Пока мы воркуем, к Гоше с регулярностью метропоезда подкатывают громилы из массовки: увесистые парни в снаряжении и в наколках с детсадовской улыбкой, смущаясь, просят артиста поставить автограф в их паспорте или поучаствовать в памятном снимке. Артист никому не отказывает. “Дяденька, а вы настоящий спецназовец?” — спрашиваю я одного. “Все мы в душе спецназовцы, особенно под алкоголем!” — меланхолично отвечает Мистер Мускул.
Телега номер два. Патетическая.
— Я все время порываюсь сказать главное: мы живем в очень тяжелое время. В стране правда идет война. Поэтому нужно всем очень внимательно смотреть по сторонам. Не с опаской выискивая молекулы угрозы, нет. Просто каждому необходимо правильно делать выбор. Главное, о чем должен кипятиться наш народ, — он должен бороться, голосовать и страдать за свой чистый разум. Сейчас в нашей стране явно не хватает ясного ума. Я желаю нашему президенту всегда сохранять такую крутую, стройную и могучую походку. Владимир Владимирович — настоящий офицер, это видно по его правой руке...
— Гоша, вернись на землю! Лучше скажи — чем тебе так насолили актрисы?
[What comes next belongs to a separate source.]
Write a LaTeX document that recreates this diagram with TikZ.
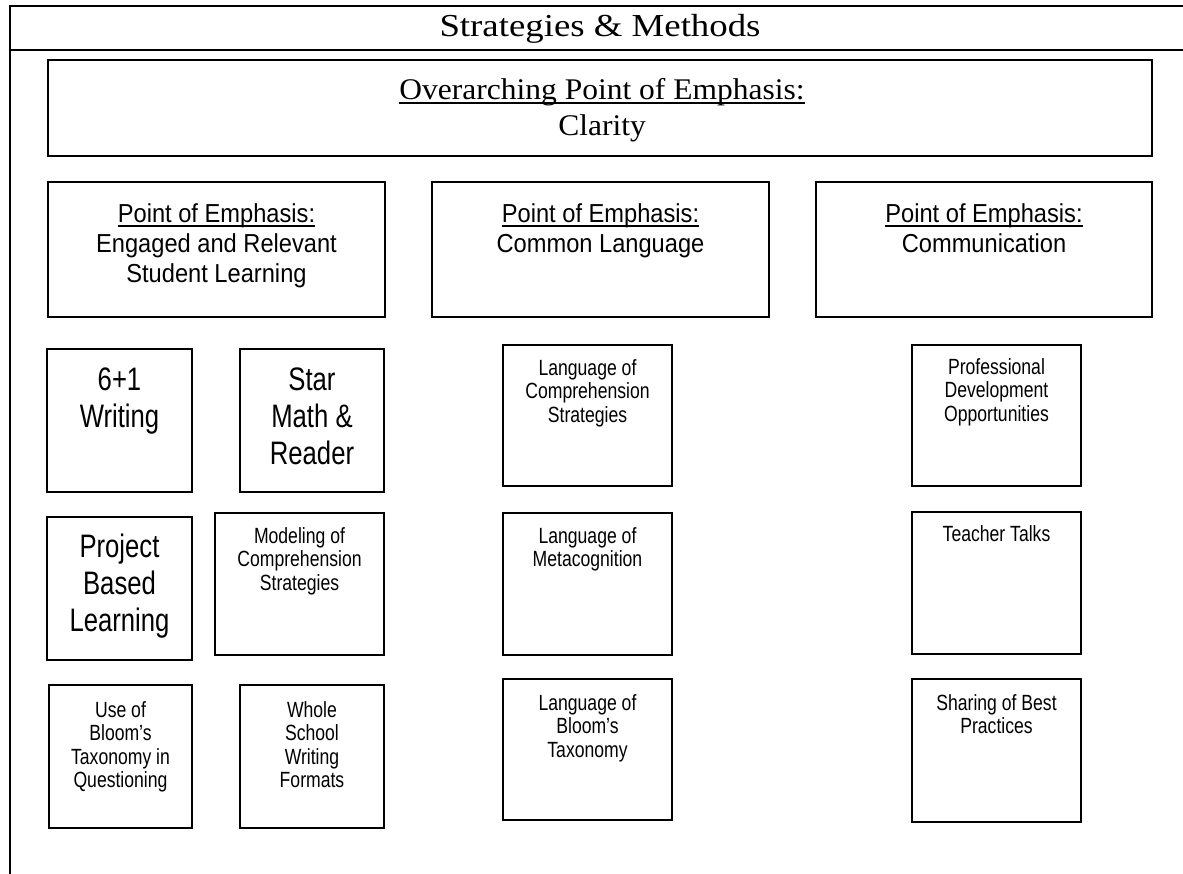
\documentclass[tikz,border=0pt]{standalone}
\usepackage{fontspec}
\setmainfont{Liberation Serif}
\newfontfamily\titlef[FakeStretch=1.15]{Liberation Serif}
\newfontfamily\serf[FakeStretch=1.05]{Liberation Serif}
\newfontfamily\poef[FakeStretch=0.91]{Liberation Sans}
\newfontfamily\bigf[FakeStretch=0.79]{Liberation Sans}
\newfontfamily\smf[FakeStretch=0.80]{Liberation Sans}
\newcommand{\mlines}[1]{\begin{tabular}[t]{@{}c@{}}#1\end{tabular}}
\newcommand{\myul}[1]{\setbox0\hbox{#1}\rlap{\rule[-4.5pt]{\wd0}{1.7pt}}\box0}
\tikzset{
  frame/.style={line width=2pt, line cap=rect},
  box/.style={draw, line width=1.7pt, inner sep=0pt, outer sep=0pt, anchor=north west},
  txt/.style={anchor=base, inner sep=0pt, outer sep=0pt, text=black},
  titletxt/.style={txt, font=\titlef\fontsize{32}{36}\selectfont},
  sertxt/.style={txt, font=\serf\fontsize{30}{36}\selectfont},
  poetxt/.style={txt, font=\poef\fontsize{26}{30}\selectfont},
  bigtxt/.style={txt, font=\bigf\fontsize{32.5}{37}\selectfont},
  smtxt/.style={txt, font=\smf\fontsize{22}{23.5}\selectfont},
}
\begin{document}
\begin{tikzpicture}[x=1pt, y=-1pt]
\useasboundingbox (0,0) rectangle (1183,873);
% frame
\draw[frame] (9.5,6) -- (1183,6);
\draw[frame] (9.5,50) -- (1183,50);
\draw[frame] (9.5,6) -- (9.5,873);
\node[titletxt] (title) at (600,36) {Strategies \& Methods};

% overarching
\node[box, minimum width=1104pt, minimum height=96pt] (over) at (48,60) {};
\node[sertxt] (overt) at (602,99) {\mlines{\myul{Overarching Point of Emphasis:}\\Clarity}};

% points of emphasis
\node[box, minimum width=337pt, minimum height=135pt] (p1) at (48,182) {};
\node[box, minimum width=337pt, minimum height=135pt] (p2) at (432,182) {};
\node[box, minimum width=336pt, minimum height=135pt] (p3) at (816,182) {};
\node[poetxt] (p1t) at (216.5,222) {\mlines{\myul{Point of Emphasis:}\\Engaged and Relevant\\Student Learning}};
\node[poetxt] (p2t) at (600.5,222) {\mlines{\myul{Point of Emphasis:}\\Common Language}};
\node[poetxt] (p3t) at (984,222) {\mlines{\myul{Point of Emphasis:}\\Communication}};

% left column boxes
\node[box, minimum width=145pt, minimum height=143pt] (a1) at (47,349) {};
\node[box, minimum width=144pt, minimum height=143pt] (a2) at (240,349) {};
\node[box, minimum width=145pt, minimum height=143pt] (a3) at (47,517) {};
\node[box, minimum width=169pt, minimum height=142pt] (a4) at (215,513) {};
\node[box, minimum width=143pt, minimum height=143pt] (a5) at (49,685) {};
\node[box, minimum width=144pt, minimum height=143pt] (a6) at (240,685) {};
\node[bigtxt] (a1t) at (119.5,390) {\mlines{6+1\\Writing}};
\node[bigtxt] (a2t) at (312,390) {\mlines{Star\\Math \&\\Reader}};
\node[bigtxt] (a3t) at (119.5,557) {\mlines{Project\\Based\\Learning}};
\node[smtxt] (a4t) at (299.5,543) {\mlines{Modeling of\\Comprehension\\Strategies}};
\node[smtxt] (a5t) at (120.5,717) {\mlines{Use of\\Bloom’s\\Taxonomy in\\Questioning}};
\node[smtxt] (a6t) at (312,717) {\mlines{Whole\\School\\Writing\\Formats}};

% middle column boxes
\node[box, minimum width=169pt, minimum height=141pt] (b1) at (503,345) {};
\node[box, minimum width=169pt, minimum height=142pt] (b2) at (503,513) {};
\node[box, minimum width=169pt, minimum height=141pt] (b3) at (503,679) {};
\node[smtxt] (b1t) at (587.5,375) {\mlines{Language of\\Comprehension\\Strategies}};
\node[smtxt] (b2t) at (587.5,543) {\mlines{Language of\\Metacognition}};
\node[smtxt] (b3t) at (587.5,710) {\mlines{Language of\\Bloom’s\\Taxonomy}};

% right column boxes
\node[box, minimum width=169pt, minimum height=141pt] (c1) at (912,345) {};
\node[box, minimum width=169pt, minimum height=142pt] (c2) at (912,512) {};
\node[box, minimum width=169pt, minimum height=143pt] (c3) at (912,679) {};
\node[smtxt] (c1t) at (996.5,374) {\mlines{Professional\\Development\\Opportunities}};
\node[smtxt] (c2t) at (996.5,541) {\mlines{Teacher Talks}};
\node[smtxt] (c3t) at (996.5,710) {\mlines{Sharing of Best\\Practices}};
\end{tikzpicture}
\end{document}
У тебя как-то мелькнула фраза: “С актрисами в моей жизни покончено”.
— Слушай, ну я знаю многое про актрис. Зачем занимать чужое место? Вокруг полно ребят, которым нравятся актрисы, видят в них загадку... Вообще женщина — это тайна. А какая тайна, если ты знаешь все изнутри?! Это как расхваливать свою машину, которую ты продаешь: она такая хорошая, классная, но я ее продаю. Ну не продавай ее, если она такая классная. Или расскажи про те 5000 ям, в которые ты на ней въехал. Так что чего говорить? Мне, например, интересны медицинские работники, я бы с удовольствием познакомился с девушкой-врачом... В хорошем смысле — пообщаться, поговорить. Мне нравятся врачи, такие они самоотверженные люди. А водитель “скорой помощи” на них смотреть не может. Думает: господи, вот есть же нормальные женщины — актрисы, вот бы с актрисой сойтись...
— Ты сам себе на экране нравишься?
— Я вообще странно смотрю кино, где я играл. Мне нужно забыть все, о чем я думал, когда снимался. Тяжело: лезут мысли, я недоволен чем-то, мне редко нравится. Когда начинаешь абстрагироваться и обращаешь внимание на линии, на контуры, на форму, то вдруг делаешь вывод: я не так прекрасен, как мне говорят об этом окружающие. Я начинаю понимать, что существует огромное количество более симпатичных и более высокооплачиваемых актеров на земле. И часть из них живет и в нашем городе... И пошло-поехало... я расстраиваюсь... (Скорбь в голосе — практически неподдельная. — Авт.)
— Ну не расстраивайся, Гоша!
— Но тогда я иду куда?
— Куда?
— Ну я ж тебе говорил. Куда? Ну? Я иду в студию! И занимаюсь музыкой. Это мое магическое оружие, и никто у меня не сможет его отобрать.